Toda la tarde/noche del domingo, hasta horas muy
avanzada de la madrugada, la espontaneidad vecinal quiso solidarizarse con Gema
y reparar en lo posible lo que otros, desafortunadamente, habían destruido. El
buen ejemplo, que ella siempre se había esforzado en ofrecer, tuvo eco en las
conciencias de muchas personas que supieron detener el ego de su tiempo a fin
de dar oportunidad al gesto de la inteligencia, el esfuerzo y la bondad.
Ciertamente esta hermosa historia, protagonizada
por Gema, contrasta con otras actitudes desafortunadas que soportamos a diario,
producto de la desidia, la escasa educación y esa falta de civismo que
perjudica a sectores de la colectividad.
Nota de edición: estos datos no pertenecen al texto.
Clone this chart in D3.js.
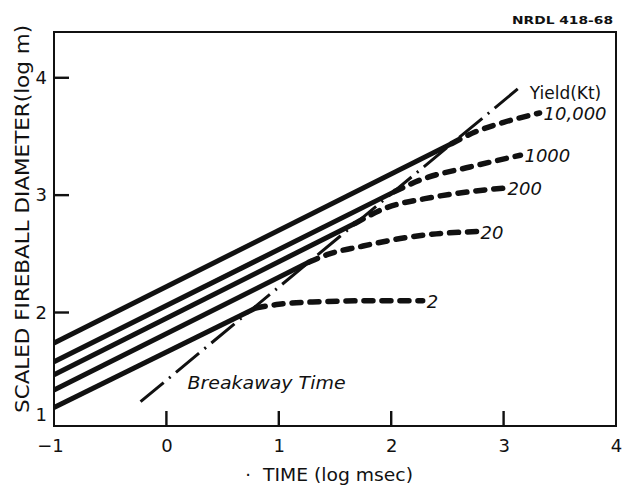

Muchos piensan o señalan a los centros
escolares. Otros, por el contrario, destacan la responsabilidad que tienen las
familias en estos degradados e infortunados hábitos. Resulta obvio que los
padres son los primeros que han de ejercer esa necesaria e insoslayable acción
formativa sobre sus hijos. Pero, a poco que profundicemos en esta casuística,
también los tutores familiares deberían cuidar y modificar esos ejemplos
inadecuados que ofrecen a los más jóvenes de la casa. “Escuela” para los hijos, por supuesto. Pero habría que añadir también conciencia,
responsabilidad y “escuela” para muchos padres.-
José L. Casado Toro (viernes, 25de Noviembre 2016)
Antiguo profesor del I.E.S. Ntra. Sra. de la Victoria.